Ever seeking the middle road, our President wants both a surge and a timely withdrawal, even though the counter-insurgency concept necessitates a lengthy involvement. Seeking to please both the war-wary and the hawks, he decides on less of an increase in troops than is desired by the aggressive. The ultramoderate is consistency himself.

Admiral Jacky Fisher put it best: "The essence of war is violence, and moderation in war is imbecility." Somehow, we want a kinder and gentler war, and there is no definition of "winning". There is literally no description of what a victory would be. Nobody even tries. It has some vague suggestion of being when the Taliban is driven from the country and peace and harmony settles on the land like some mythic fog of contentment.

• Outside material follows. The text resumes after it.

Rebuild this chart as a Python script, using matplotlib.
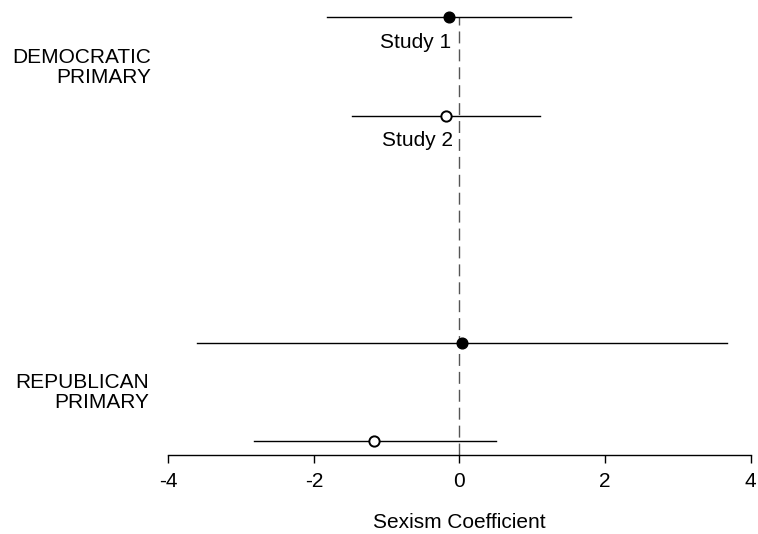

Fat fucking chance.

We are fighting a war of occupation as an alien people in a land subjugated by a religion that far too easily metastasizes into a tyranny that doesn't even tolerate music, much less women's rights or something as outrageous as cosmopolitanism. It is a religious war, whether we like it or not, and we're in abject denial of this fact. We're attempting to reach agreement with a culture that specifically denies toleration, and we're doing so at force of arms and in a laughable alliance with tribal thugs, drug lords and corporatist functionaries.

The logistical realities are ridiculous, it being a landlocked country literally surrounded by hostile and barely compliant "allies", and can barely support a small modern military, much less an adequate one for the task. To anyone with a lick of sense or a crumb of awareness of history, it is the sheerest folly, yet we must suck it up and somehow believe that our wondrous leader must have some godly chess move in mind that is beyond us mere peasants. It is so blatantly idiotic, bereft of any non-ugly outcome and morally bankrupt that hardly anyone can scrape up the willingness to say it out loud: this is already a defeat; it's just a question of the degree, and it will get worse with each passing bit of rural pacification.

Besides all this, the jingoistic posturing and blind faith saps our will and ability to deal rationally with reality itself. To swallow this, as seemingly everyone has, betrays our deep moral cowardice and selfish denial.

Thank you for continually posting these threads, and shame on the blinkered extremists among this administration's partisans for stifling the decency of dissent.